(a) Cease Fire Interpretation (1) The G.O.C. agreed unanimously today  that 'Territory which was not occupied or controlled on August 4th' is territory which on August 4th was not 'actually under authority of the hostile army'. Occupation or control on August 4th, within the meaning of the resolution of November 1st, did not 'extend' to territory where such authority 'had not been established' and could not 'be exercised' effectively without 'movement of armed forces of one party in any direction, which movement might reasonably be expected to provoke retaliatory action by other party'.
The occupation or control by either party of any territory which was not occupied or controlled as defined above on August 4th is inconsistent with the resolutions of August 1st and November 1st.
Steps for rectification should proceed as quickly as possible in accordance with the truce plan submitted by the Committee to both parties for determination of the demilitarised zone.
(2) Herremans, in agreeing, made proviso that Van Zeeland might over-rule him. Graham then made clear that in this eventuality he would (word apparently omitted) majority decision on basis of stronger definitions agreed to by the United States and ourselves.
I also stated that if the plan was not accepted I would move that the parties be asked whether they would withdraw to positions occupied on August 4th.
(3) I understand that Tamzil in conversation with the Chinese Consul-General was told orally that China would not oppose the Dutch having to move back from the present perimeters if the Republic agreed to arming of Pau An Tui.  Tamzil has asked for information in writing and the Consul-General has invited him to work out details together. The importance of this development if the matter, as I expect, goes to the Security Council is obvious.
(b) Political Talks (1) Beginning today the G.O.C. will hold formal but closed political discussions with each of the parties on alternative days. This will put on record the position of the Netherlands delegation which today reveal to the surprise only of the Americans that there was no real agreement at Linggadjati.
Netherlands position is that the text of the Agreement is entirely subject to later elucidations of the Commission-General, Parliament, and Official Netherlands correspondence.  For example, clause 1 of the Agreement is regarded by the Netherlands as recognition of Republic . . . only to give them a chance to prove that as a Government they could exercise authority over certain territories in a democratic way. The absurdity of this position is brought out by the fact that the Netherlands Delegation states that interpretations were in the minds of the Commission-General when it initialled the Agreement.

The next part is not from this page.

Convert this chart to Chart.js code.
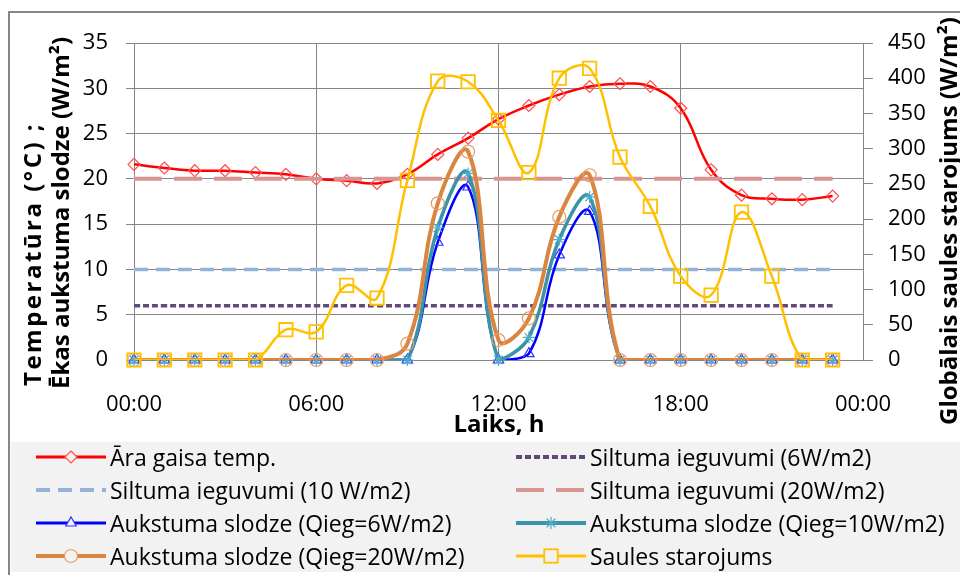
<!DOCTYPE html>
<html lang="lv">
<head>
<meta charset="utf-8">
<title>Āra gaisa temperatūra, aukstuma slodze un saules starojums</title>
<script src="https://cdn.jsdelivr.net/npm/chart.js@4.4.1/dist/chart.umd.min.js"></script>
<style>
  html, body { margin: 0; padding: 0; background: #fff; }
  #box { position: relative; width: 960px; height: 583px; overflow: hidden; font-family: "Open Sans", sans-serif; color: #000; }
  #frame { position: absolute; left: 8px; top: 11px; width: 1000px; height: 562px; border-left: 2px solid #868686; border-top: 2px solid #868686; }
  #chart { position: absolute; left: 0; top: 0; }
  .axis-title { position: absolute; font-weight: bold; font-size: 24px; line-height: 24px; white-space: nowrap; }
  .rot { transform-origin: 0 0; transform: rotate(-90deg); }
  #legend { position: absolute; left: 11px; top: 442px; width: 949px; height: 130px; background: #f2f2f2; }
  .item { position: absolute; height: 32px; display: flex; align-items: center; font-size: 23px; white-space: nowrap; }
  .item svg { margin-right: 4px; flex: none; }
</style>
</head>
<body>
<div id="box">
  <div id="frame"></div>
  <canvas id="chart" width="960" height="583"></canvas>
  <div class="axis-title rot" style="left:20px; top:386px; letter-spacing:2.5px;">Temperatūra (°C) ;</div>
  <div class="axis-title rot" style="left:48px; top:389px;">Ēkas aukstuma slodze (W/m²)</div>
  <div class="axis-title rot" style="left:936px; top:425px;">Globālais saules starojums (W/m²)</div>
  <div class="axis-title" style="left:499px; top:411px; transform:translateX(-50%);">Laiks, h</div>
  <div id="legend"></div>
</div>
<script>
// hourly values, 00:00 .. 23:00
const hours = [0, 1, 2, 3, 4, 5, 6, 7, 8, 9, 10, 11, 12, 13, 14, 15, 16, 17, 18, 19, 20, 21, 22, 23];
const xTickValues = [0, 6, 12, 18, 24];
const xTickLabels = ['00:00', '06:00', '12:00', '18:00', '00:00'];

const outdoorTemp = [21.6, 21.2, 20.9, 20.9, 20.7, 20.5, 20.0, 19.8, 19.5, 20.5, 22.7, 24.5,
                     26.6, 28.1, 29.3, 30.2, 30.5, 30.2, 27.8, 21.0, 18.2, 17.8, 17.7, 18.1];
const gains6 = [6, 6, 6, 6, 6, 6, 6, 6, 6, 6, 6, 6, 6, 6, 6, 6, 6, 6, 6, 6, 6, 6, 6, 6];
const gains10 = [10, 10, 10, 10, 10, 10, 10, 10, 10, 10, 10, 10, 10, 10, 10, 10, 10, 10, 10, 10, 10, 10, 10, 10];
const gains20 = [20, 20, 20, 20, 20, 20, 20, 20, 20, 20, 20, 20, 20, 20, 20, 20, 20, 20, 20, 20, 20, 20, 20, 20];
const coolingQ6 = [0, 0, 0, 0, 0, 0, 0, 0, 0, 0, 13.0, 19.1, 0, 0.7, 11.6, 16.4, 0, 0, 0, 0, 0, 0, 0, 0];
const coolingQ10 = [0, 0, 0, 0, 0, 0, 0, 0, 0, 0, 14.6, 20.6, 0, 2.5, 13.3, 18.0, 0, 0, 0, 0, 0, 0, 0, 0];
const coolingQ20 = [0, 0, 0, 0, 0, 0, 0, 0, 0, 1.8, 17.3, 23.0, 2.2, 4.6, 15.8, 20.4, 0, 0, 0, 0, 0, 0, 0, 0];
const solarRadiation = [0, 0, 0, 0, 0, 43, 40, 106, 88, 255, 396, 395, 340, 266, 400, 414, 288, 218, 119, 92, 210, 119, 0, 0];

const seriesNames = [
  'Āra gaisa temp.',
  'Siltuma ieguvumi (6W/m2)',
  'Siltuma ieguvumi (10 W/m2)',
  'Siltuma ieguvumi (20W/m2)',
  'Aukstuma slodze (Qieg=6W/m2)',
  'Aukstuma slodze (Qieg=10W/m2)',
  'Aukstuma slodze (Qieg=20W/m2)',
  'Saules starojums'
];
const seriesValues = [outdoorTemp, gains6, gains10, gains20, coolingQ6, coolingQ10, coolingQ20, solarRadiation];

const styles = [
  { color: '#FF0000', width: 2.5, dash: [], marker: 'rectRot', markerColor: '#FF4D4D', radius: 6, axis: 'y' },
  { color: '#604A7B', width: 3.5, dash: [6, 3], marker: null, axis: 'y' },
  { color: '#95B3D7', width: 3.5, dash: [14, 8], marker: null, axis: 'y' },
  { color: '#D99594', width: 4, dash: [28, 12], marker: null, axis: 'y' },
  { color: '#0000FF', width: 2.5, dash: [], marker: 'triangle', markerColor: '#3030FF', radius: 6, axis: 'y' },
  { color: '#3A93A9', width: 3.5, dash: [], marker: 'star', markerColor: '#4BACC6', radius: 6, axis: 'y' },
  { color: '#DA8540', width: 4, dash: [], marker: 'circle', markerColor: '#E89C68', radius: 6.5, axis: 'y' },
  { color: '#FFC000', width: 2.5, dash: [], marker: 'rect', markerColor: '#FFC000', radius: 9.5, axis: 'y2' }
];

const toPoints = values => hours.map((h, i) => ({ x: h, y: values[i] }));

const datasets = [];
seriesValues.forEach((values, i) => {
  const st = styles[i];
  const order = (seriesValues.length - i) * 2;
  datasets.push({
    label: seriesNames[i],
    data: toPoints(values),
    yAxisID: st.axis,
    borderColor: st.color,
    borderWidth: st.width,
    borderDash: st.dash,
    pointRadius: 0,
    tension: 0.4,
    fill: false,
    order: order
  });
  if (st.marker) {
    datasets.push({
      label: seriesNames[i] + ' (markers)',
      data: toPoints(values),
      yAxisID: st.axis,
      showLine: false,
      clip: false,
      pointStyle: st.marker,
      pointRadius: st.radius,
      pointBorderColor: st.markerColor,
      pointBackgroundColor: 'rgba(0,0,0,0)',
      pointBorderWidth: st.marker === 'rect' ? 1.8 : 1.2,
      order: order - 1
    });
  }
});

Chart.defaults.font.family = '"Open Sans", sans-serif';
Chart.defaults.color = '#000';

const tickFont = { family: '"Open Sans", sans-serif', size: 22 };

new Chart(document.getElementById('chart'), {
  type: 'line',
  data: { datasets },
  options: {
    responsive: false,
    animation: false,
    devicePixelRatio: 1,
    layout: { padding: { top: 43, left: 0, right: 0, bottom: 0 } },
    plugins: { legend: { display: false }, tooltip: { enabled: false } },
    events: [],
    scales: {
      x: {
        type: 'linear',
        min: 0,
        max: 24,
        afterBuildTicks: scale => { scale.ticks = xTickValues.map(v => ({ value: v })); },
        ticks: {
          callback: v => xTickLabels[xTickValues.indexOf(v)],
          font: tickFont,
          color: '#000',
          padding: 32,
          maxRotation: 0,
          autoSkip: false
        },
        grid: { color: '#868686', lineWidth: 1, tickLength: 0 },
        border: { color: '#868686' },
        afterFit: scale => { scale.height = 223; }
      },
      y: {
        position: 'left',
        min: 0,
        max: 35,
        ticks: { stepSize: 5, font: tickFont, color: '#000', padding: 18 },
        grid: { color: '#868686', lineWidth: 1, tickLength: 8 },
        border: { color: '#868686' },
        afterFit: scale => { scale.width = 134; }
      },
      y2: {
        position: 'right',
        min: 0,
        max: 450,
        ticks: { stepSize: 50, font: tickFont, color: '#000', padding: 15 },
        grid: { drawOnChartArea: false, color: '#868686', lineWidth: 1, tickLength: 10 },
        border: { color: '#868686' },
        afterFit: scale => { scale.width = 97; }
      }
    }
  }
});

// legend below the chart, two columns
function markerSvg(st, cx, cy) {
  const c = st.markerColor;
  const r = st.radius;
  if (st.marker === 'rectRot') {
    return `<polygon points="${cx},${cy - r} ${cx + r},${cy} ${cx},${cy + r} ${cx - r},${cy}" fill="#f2f2f2" stroke="${c}" stroke-width="1.2"/>`;
  }
  if (st.marker === 'triangle') {
    return `<polygon points="${cx},${cy - r} ${cx + r * 0.87},${cy + r * 0.5} ${cx - r * 0.87},${cy + r * 0.5}" fill="#f2f2f2" stroke="${c}" stroke-width="1.2"/>`;
  }
  if (st.marker === 'star') {
    const d = r * 0.707;
    return `<path d="M${cx} ${cy - r}V${cy + r}M${cx - r} ${cy}H${cx + r}M${cx - d} ${cy - d}L${cx + d} ${cy + d}M${cx - d} ${cy + d}L${cx + d} ${cy - d}" stroke="${c}" stroke-width="1.2"/>`;
  }
  if (st.marker === 'circle') {
    return `<circle cx="${cx}" cy="${cy}" r="${r}" fill="#f2f2f2" stroke="${c}" stroke-width="1.2"/>`;
  }
  if (st.marker === 'rect') {
    const s = r * 0.707;
    return `<rect x="${cx - s}" y="${cy - s}" width="${2 * s}" height="${2 * s}" fill="#f2f2f2" stroke="${c}" stroke-width="1.8"/>`;
  }
  return '';
}

const legend = document.getElementById('legend');
seriesNames.forEach((name, i) => {
  const st = styles[i];
  const col = i % 2;
  const row = Math.floor(i / 2);
  const item = document.createElement('div');
  item.className = 'item';
  item.style.left = (col === 0 ? 25 : 505) + 'px';
  item.style.top = (row * 33 - 1) + 'px';
  const dash = st.dash.length ? ` stroke-dasharray="${st.dash.join(' ')}"` : '';
  item.innerHTML =
    `<svg width="70" height="24" viewBox="0 0 70 24">` +
    `<line x1="0" y1="12" x2="70" y2="12" stroke="${st.color}" stroke-width="${Math.min(st.width + 0.5, 4)}"${dash}/>` +
    markerSvg(st, 35, 12) +
    `</svg><span>${name}</span>`;
  legend.appendChild(item);
});
</script>
</body>
</html>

(2) I have tabled a working document suggesting a proposal on the United States-Philippines pattern.  The United States, however, are determined to go ahead exploring the positions of the parties, using Linggadjati as agenda. Apart from the delay which is now inevitable, I cannot see that this matters, particularly as the Netherlands were obviously embarrassed by the Committee's questions today. When after a week or 10 days it becomes obvious that there is no basis for agreement, the Committee will have to propose to all  parties that it make suggestions. If accepted this will provide the best opportunity of pressing our views; if rejected there would be no alternative to reference back to the Security Council, although I realise that from our point of view this may be too late.
(c) Possible Second Police Action A major pre-occupation at present is to thwart a second and final Police Action which is by no means out of the question, particularly when the Dutch hear of hardening attitude of the Committee. I hope to report on this tomorrow when I expect to have fuller information.
(d) Miscellaneous Van Vredenburch told us today it was not yet decided whether Jonkman would come to Indonesia.